(Figure scripts)
__________________________________________________

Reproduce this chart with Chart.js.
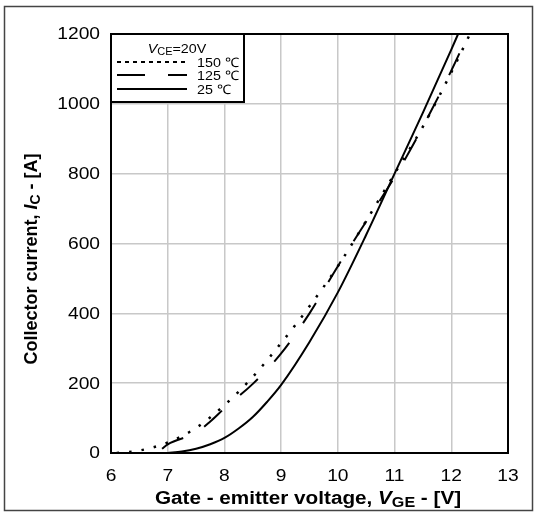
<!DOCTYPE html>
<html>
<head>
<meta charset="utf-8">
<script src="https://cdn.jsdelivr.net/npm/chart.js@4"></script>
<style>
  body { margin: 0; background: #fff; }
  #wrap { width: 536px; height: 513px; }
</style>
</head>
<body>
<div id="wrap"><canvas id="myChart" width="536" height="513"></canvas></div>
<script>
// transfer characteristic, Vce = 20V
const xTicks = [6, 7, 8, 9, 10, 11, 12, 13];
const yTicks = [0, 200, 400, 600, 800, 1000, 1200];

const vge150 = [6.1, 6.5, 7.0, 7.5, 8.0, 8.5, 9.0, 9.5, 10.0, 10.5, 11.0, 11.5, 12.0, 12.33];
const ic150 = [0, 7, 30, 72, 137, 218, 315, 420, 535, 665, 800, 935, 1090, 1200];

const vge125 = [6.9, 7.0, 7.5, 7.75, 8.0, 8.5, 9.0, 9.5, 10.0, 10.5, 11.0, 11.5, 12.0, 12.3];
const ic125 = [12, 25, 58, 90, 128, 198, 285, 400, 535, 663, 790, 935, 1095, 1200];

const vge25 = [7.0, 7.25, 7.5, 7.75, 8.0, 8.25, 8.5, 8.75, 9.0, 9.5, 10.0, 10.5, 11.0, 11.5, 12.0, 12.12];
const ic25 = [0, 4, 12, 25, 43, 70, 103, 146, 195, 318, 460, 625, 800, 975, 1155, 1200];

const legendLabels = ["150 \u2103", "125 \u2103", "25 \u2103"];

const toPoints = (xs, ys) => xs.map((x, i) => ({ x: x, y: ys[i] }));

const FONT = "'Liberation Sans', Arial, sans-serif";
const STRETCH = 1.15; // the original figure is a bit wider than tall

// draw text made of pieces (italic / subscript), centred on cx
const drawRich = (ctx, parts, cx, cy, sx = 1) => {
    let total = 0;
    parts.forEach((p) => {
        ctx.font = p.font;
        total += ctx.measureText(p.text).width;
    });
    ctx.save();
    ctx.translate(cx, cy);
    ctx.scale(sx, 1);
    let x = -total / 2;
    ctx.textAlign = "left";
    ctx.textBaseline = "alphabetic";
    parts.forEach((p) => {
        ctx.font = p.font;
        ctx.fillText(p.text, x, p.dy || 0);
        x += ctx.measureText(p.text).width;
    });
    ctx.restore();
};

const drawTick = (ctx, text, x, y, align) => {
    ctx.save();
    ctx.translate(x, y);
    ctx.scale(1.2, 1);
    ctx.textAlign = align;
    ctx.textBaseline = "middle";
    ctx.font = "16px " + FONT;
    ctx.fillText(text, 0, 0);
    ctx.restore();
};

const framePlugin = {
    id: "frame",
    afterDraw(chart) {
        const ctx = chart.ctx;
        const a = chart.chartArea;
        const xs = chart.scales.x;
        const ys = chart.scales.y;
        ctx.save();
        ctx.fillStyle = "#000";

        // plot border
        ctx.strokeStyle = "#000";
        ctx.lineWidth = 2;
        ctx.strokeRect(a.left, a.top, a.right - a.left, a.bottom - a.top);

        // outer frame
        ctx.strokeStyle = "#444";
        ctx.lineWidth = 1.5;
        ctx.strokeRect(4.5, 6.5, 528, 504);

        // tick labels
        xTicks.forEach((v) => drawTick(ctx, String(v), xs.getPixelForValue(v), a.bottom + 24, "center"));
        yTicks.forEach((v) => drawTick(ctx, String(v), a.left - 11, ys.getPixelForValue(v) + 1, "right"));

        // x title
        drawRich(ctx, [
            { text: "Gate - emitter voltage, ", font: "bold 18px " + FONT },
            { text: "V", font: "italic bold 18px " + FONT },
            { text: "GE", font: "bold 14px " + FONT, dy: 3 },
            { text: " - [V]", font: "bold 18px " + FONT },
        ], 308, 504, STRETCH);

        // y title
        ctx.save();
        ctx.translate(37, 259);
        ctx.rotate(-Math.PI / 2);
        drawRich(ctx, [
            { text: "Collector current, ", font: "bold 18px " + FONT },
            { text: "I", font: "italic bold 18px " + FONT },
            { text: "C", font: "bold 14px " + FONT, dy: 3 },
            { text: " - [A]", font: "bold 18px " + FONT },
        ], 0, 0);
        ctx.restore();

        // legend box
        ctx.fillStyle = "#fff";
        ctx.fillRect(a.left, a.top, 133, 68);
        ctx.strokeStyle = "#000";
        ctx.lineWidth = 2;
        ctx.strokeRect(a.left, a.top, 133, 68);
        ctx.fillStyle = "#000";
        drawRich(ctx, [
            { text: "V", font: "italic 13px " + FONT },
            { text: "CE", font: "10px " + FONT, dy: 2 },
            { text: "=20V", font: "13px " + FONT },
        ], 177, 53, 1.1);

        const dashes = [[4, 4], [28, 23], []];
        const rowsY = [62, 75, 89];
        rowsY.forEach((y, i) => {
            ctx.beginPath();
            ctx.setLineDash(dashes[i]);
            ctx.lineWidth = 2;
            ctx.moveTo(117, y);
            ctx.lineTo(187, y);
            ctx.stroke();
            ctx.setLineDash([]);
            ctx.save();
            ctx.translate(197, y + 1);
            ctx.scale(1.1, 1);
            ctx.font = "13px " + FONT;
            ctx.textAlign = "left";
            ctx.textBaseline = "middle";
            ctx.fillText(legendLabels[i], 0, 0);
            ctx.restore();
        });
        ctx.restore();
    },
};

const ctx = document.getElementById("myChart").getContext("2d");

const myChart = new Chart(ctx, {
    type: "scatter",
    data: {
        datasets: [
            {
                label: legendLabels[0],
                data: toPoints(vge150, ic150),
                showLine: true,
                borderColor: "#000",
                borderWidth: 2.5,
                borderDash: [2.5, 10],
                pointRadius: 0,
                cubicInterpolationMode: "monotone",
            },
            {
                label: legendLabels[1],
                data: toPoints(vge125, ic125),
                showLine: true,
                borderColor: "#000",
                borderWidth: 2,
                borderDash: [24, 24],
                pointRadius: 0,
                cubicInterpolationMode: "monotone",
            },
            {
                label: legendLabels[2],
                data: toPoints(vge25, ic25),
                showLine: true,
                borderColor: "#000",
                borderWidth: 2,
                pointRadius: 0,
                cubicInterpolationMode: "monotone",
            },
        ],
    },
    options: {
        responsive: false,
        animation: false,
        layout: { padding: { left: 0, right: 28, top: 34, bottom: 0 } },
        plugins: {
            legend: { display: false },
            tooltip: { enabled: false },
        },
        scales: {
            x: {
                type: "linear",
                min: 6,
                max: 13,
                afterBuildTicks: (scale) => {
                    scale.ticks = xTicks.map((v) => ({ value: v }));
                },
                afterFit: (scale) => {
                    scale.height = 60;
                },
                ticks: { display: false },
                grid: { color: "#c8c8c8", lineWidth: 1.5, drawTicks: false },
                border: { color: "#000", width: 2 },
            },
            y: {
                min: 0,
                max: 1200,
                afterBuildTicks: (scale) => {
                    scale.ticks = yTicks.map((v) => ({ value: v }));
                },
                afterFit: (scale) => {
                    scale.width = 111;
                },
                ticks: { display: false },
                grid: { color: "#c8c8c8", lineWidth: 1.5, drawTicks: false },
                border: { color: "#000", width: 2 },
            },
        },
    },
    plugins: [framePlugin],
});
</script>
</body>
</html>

__________________________________________________

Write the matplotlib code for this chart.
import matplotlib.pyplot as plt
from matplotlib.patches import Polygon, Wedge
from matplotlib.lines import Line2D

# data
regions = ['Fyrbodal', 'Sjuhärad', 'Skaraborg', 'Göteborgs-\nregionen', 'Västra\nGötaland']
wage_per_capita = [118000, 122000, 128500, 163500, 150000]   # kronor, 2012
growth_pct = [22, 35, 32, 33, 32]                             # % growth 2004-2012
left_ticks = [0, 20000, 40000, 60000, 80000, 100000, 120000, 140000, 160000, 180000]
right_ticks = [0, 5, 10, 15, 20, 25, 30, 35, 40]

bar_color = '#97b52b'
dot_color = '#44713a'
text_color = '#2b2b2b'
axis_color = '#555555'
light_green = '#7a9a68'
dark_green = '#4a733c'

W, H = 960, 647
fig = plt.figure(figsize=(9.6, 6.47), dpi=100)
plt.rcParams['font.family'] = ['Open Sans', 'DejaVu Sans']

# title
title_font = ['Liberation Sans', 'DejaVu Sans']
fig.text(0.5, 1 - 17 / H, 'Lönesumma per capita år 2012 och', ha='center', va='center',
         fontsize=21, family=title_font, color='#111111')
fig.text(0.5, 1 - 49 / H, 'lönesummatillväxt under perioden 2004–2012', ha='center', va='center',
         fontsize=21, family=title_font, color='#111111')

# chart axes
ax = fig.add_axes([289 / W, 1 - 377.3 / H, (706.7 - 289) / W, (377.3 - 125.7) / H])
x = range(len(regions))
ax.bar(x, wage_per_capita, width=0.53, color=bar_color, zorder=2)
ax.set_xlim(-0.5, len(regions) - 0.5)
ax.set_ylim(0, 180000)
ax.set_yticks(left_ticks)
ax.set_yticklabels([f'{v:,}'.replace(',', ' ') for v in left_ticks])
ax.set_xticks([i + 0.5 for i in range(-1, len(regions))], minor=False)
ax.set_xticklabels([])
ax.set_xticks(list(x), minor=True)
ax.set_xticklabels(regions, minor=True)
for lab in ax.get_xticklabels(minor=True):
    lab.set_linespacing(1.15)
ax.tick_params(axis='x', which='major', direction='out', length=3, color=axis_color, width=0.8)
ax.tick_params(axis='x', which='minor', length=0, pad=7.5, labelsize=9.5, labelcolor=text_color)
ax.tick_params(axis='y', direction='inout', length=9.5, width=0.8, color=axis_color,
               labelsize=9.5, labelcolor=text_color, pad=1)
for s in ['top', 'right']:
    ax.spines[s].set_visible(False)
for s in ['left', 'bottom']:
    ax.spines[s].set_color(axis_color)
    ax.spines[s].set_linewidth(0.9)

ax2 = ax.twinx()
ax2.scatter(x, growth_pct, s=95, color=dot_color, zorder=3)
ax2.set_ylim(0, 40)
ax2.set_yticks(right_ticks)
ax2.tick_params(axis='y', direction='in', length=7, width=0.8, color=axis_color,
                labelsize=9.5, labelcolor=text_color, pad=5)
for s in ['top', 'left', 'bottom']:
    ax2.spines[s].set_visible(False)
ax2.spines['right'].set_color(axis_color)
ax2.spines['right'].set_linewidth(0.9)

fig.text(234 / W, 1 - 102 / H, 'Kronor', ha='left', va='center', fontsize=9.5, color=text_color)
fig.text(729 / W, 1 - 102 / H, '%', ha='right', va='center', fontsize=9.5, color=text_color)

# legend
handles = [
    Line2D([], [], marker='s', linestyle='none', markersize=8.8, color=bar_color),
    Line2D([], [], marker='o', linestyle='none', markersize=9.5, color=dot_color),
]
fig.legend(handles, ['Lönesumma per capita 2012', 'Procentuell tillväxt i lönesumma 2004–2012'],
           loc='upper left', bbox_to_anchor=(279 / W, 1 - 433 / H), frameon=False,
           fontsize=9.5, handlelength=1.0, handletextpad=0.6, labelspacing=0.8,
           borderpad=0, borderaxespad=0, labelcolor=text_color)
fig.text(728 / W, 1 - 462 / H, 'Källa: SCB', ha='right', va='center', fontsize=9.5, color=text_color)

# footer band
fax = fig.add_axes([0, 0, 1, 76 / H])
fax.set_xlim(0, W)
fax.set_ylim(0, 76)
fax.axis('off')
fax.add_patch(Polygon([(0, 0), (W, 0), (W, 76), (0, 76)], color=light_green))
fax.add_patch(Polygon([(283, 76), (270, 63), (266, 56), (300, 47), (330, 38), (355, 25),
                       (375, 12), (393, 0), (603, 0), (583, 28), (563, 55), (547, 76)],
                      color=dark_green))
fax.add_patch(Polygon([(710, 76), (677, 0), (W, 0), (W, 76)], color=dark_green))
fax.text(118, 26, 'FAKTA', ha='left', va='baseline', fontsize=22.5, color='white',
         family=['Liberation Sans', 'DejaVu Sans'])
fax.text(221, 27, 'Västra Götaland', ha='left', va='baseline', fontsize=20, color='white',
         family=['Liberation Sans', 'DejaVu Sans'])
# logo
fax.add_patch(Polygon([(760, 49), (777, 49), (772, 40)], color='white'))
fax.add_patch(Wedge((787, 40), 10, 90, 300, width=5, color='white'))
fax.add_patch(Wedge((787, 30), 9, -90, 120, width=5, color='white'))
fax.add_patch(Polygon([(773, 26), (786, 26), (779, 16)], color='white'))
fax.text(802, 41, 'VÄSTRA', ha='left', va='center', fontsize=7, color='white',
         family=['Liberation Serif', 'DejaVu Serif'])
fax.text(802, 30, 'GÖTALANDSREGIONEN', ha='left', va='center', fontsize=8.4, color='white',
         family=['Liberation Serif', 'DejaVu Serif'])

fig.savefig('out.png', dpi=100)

__________________________________________________

Only the lines between the one with "Reproduce this chart with Chart.js." and the one with "const toPoints = (xs, ys)", those two included, get copied from the material above. Keep it exact and free of pictures.

Reproduce this chart with Chart.js.
<!DOCTYPE html>
<html>
<head>
<meta charset="utf-8">
<script src="https://cdn.jsdelivr.net/npm/chart.js@4"></script>
<style>
  body { margin: 0; background: #fff; }
  #wrap { width: 536px; height: 513px; }
</style>
</head>
<body>
<div id="wrap"><canvas id="myChart" width="536" height="513"></canvas></div>
<script>
// transfer characteristic, Vce = 20V
const xTicks = [6, 7, 8, 9, 10, 11, 12, 13];
const yTicks = [0, 200, 400, 600, 800, 1000, 1200];

const vge150 = [6.1, 6.5, 7.0, 7.5, 8.0, 8.5, 9.0, 9.5, 10.0, 10.5, 11.0, 11.5, 12.0, 12.33];
const ic150 = [0, 7, 30, 72, 137, 218, 315, 420, 535, 665, 800, 935, 1090, 1200];

const vge125 = [6.9, 7.0, 7.5, 7.75, 8.0, 8.5, 9.0, 9.5, 10.0, 10.5, 11.0, 11.5, 12.0, 12.3];
const ic125 = [12, 25, 58, 90, 128, 198, 285, 400, 535, 663, 790, 935, 1095, 1200];

const vge25 = [7.0, 7.25, 7.5, 7.75, 8.0, 8.25, 8.5, 8.75, 9.0, 9.5, 10.0, 10.5, 11.0, 11.5, 12.0, 12.12];
const ic25 = [0, 4, 12, 25, 43, 70, 103, 146, 195, 318, 460, 625, 800, 975, 1155, 1200];

const legendLabels = ["150 \u2103", "125 \u2103", "25 \u2103"];

const toPoints = (xs, ys) => xs.map((x, i) => ({ x: x, y: ys[i] }));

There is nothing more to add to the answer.